PROBLEM
Count every line that has "this" in it and give the total, nothing more.

Plotting code records
○ ○ ○ ○ ○ ○ ○

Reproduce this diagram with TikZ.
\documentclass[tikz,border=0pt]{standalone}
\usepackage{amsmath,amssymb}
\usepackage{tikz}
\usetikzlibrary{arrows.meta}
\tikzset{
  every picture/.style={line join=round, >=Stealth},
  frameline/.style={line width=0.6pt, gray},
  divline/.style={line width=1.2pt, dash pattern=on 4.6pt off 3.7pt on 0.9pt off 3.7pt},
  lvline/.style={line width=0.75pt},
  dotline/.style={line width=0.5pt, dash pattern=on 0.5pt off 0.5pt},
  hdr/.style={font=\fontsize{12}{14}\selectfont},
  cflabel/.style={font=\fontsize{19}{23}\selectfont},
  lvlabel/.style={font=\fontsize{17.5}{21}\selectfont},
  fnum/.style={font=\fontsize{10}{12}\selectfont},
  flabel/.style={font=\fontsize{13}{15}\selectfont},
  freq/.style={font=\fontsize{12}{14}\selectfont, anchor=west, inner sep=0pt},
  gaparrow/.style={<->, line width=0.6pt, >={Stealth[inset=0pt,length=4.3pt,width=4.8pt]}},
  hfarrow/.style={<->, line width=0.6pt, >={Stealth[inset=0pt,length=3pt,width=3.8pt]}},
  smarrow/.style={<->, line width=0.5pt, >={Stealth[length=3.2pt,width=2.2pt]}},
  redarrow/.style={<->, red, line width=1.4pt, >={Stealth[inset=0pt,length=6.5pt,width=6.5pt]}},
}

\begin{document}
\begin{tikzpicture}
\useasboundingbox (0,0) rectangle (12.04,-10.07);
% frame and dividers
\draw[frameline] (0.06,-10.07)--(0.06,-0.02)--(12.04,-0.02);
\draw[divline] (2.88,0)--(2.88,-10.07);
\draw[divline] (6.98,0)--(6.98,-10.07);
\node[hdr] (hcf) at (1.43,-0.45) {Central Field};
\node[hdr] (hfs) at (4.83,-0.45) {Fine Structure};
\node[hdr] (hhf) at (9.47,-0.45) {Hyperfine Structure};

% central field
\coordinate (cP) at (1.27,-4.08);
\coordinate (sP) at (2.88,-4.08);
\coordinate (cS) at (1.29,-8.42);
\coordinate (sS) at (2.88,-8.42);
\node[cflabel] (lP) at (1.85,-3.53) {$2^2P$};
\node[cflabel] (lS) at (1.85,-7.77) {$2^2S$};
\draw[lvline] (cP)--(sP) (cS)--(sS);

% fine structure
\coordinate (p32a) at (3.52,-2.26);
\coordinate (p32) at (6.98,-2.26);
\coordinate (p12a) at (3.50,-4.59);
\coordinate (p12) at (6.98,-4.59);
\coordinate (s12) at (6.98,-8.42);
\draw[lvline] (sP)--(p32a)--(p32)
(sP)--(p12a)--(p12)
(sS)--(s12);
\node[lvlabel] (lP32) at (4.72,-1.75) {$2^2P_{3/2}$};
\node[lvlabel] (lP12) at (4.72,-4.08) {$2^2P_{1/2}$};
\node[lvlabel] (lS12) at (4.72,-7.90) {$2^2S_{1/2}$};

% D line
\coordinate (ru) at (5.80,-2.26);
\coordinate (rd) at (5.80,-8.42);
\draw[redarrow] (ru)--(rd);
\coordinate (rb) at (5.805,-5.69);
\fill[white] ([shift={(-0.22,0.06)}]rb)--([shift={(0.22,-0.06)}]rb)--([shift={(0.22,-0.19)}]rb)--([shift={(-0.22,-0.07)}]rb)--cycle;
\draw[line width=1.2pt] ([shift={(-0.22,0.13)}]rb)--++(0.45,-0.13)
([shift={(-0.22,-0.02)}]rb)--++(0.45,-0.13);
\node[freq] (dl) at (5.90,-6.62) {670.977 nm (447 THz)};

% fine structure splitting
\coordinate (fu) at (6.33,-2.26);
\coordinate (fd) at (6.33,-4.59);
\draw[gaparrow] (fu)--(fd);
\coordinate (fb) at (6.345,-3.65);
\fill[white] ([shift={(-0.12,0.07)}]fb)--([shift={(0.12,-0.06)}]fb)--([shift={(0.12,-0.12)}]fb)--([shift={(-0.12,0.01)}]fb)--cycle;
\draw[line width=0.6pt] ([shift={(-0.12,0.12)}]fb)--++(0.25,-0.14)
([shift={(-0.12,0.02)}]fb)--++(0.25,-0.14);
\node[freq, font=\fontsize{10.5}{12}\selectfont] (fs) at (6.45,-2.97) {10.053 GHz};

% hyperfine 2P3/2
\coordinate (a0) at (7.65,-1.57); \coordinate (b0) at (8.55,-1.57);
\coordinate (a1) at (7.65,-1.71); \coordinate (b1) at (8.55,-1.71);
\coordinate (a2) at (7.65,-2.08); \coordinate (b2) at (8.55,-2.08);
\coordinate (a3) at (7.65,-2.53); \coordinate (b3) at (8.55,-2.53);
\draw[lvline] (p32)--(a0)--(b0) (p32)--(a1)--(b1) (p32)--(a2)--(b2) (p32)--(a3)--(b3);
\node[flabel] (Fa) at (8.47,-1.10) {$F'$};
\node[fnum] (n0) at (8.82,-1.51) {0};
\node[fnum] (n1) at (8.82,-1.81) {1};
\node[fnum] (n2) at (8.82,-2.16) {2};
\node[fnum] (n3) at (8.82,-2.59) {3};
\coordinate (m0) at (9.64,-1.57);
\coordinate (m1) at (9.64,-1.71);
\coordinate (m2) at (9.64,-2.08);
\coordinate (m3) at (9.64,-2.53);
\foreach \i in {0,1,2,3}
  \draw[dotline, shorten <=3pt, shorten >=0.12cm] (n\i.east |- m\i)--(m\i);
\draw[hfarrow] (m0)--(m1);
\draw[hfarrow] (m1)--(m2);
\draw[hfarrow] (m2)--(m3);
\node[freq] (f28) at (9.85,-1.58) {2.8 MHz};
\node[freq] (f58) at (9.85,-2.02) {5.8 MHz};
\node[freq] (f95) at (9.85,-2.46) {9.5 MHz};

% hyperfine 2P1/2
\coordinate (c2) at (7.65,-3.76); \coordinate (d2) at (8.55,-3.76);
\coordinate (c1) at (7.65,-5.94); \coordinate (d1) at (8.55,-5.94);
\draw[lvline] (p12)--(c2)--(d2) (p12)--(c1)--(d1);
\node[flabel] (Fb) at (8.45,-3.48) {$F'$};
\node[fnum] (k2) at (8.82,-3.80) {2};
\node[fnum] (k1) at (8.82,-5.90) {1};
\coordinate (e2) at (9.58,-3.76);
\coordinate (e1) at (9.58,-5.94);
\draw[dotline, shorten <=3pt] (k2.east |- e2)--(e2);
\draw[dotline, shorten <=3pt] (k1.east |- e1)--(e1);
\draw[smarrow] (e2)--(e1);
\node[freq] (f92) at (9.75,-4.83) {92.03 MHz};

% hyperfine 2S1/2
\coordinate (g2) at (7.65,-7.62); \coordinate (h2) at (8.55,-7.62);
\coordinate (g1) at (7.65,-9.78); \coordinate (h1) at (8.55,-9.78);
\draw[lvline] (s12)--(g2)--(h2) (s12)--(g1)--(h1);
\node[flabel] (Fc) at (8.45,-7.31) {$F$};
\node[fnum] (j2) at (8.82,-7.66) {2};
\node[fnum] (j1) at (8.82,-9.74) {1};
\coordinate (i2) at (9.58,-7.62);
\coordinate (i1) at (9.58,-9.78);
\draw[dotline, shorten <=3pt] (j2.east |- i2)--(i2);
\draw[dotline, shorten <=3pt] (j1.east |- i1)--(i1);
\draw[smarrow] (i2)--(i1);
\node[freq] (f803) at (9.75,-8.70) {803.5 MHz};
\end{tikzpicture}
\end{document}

○ ○ ○ ○ ○ ○ ○

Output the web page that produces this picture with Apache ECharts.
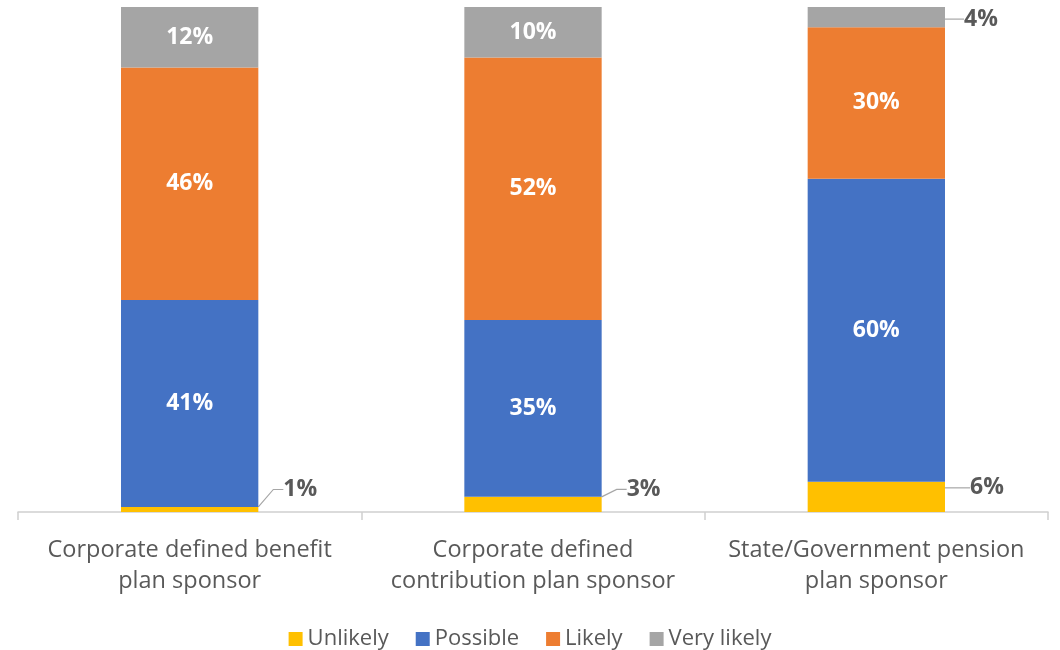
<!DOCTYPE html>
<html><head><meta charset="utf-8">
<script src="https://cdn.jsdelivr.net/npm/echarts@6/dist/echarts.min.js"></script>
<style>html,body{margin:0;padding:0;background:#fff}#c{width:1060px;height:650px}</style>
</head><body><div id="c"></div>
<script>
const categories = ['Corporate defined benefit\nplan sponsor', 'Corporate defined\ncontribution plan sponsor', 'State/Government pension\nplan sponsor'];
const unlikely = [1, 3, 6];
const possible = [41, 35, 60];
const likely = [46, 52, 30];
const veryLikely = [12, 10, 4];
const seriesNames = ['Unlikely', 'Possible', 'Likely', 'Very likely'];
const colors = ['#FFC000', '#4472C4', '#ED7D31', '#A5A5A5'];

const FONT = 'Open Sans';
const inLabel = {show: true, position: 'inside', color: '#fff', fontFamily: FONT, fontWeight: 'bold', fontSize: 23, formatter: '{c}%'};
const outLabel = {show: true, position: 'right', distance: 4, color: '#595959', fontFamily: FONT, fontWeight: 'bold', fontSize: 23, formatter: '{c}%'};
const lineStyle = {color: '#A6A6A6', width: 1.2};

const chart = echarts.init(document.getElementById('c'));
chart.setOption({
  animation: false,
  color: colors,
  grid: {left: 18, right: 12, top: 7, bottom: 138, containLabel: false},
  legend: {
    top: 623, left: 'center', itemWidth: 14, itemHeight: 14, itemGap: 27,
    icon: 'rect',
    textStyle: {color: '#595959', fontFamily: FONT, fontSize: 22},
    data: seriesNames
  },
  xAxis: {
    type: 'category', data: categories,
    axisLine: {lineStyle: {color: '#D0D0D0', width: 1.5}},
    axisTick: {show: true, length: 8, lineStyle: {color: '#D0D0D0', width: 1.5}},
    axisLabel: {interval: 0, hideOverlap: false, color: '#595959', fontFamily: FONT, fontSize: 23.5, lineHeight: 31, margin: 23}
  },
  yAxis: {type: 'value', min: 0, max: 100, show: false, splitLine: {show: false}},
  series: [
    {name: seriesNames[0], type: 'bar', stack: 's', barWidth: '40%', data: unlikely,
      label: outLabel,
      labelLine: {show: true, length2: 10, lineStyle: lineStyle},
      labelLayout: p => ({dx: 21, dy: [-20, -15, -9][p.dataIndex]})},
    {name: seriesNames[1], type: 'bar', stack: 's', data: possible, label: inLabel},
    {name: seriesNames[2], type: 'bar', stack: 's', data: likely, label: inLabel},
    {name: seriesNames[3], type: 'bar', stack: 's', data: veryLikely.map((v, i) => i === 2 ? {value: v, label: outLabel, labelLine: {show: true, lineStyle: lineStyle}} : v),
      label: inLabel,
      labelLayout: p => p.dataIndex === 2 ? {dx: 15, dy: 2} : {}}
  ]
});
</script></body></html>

○ ○ ○ ○ ○ ○ ○

TASK SOLUTION
2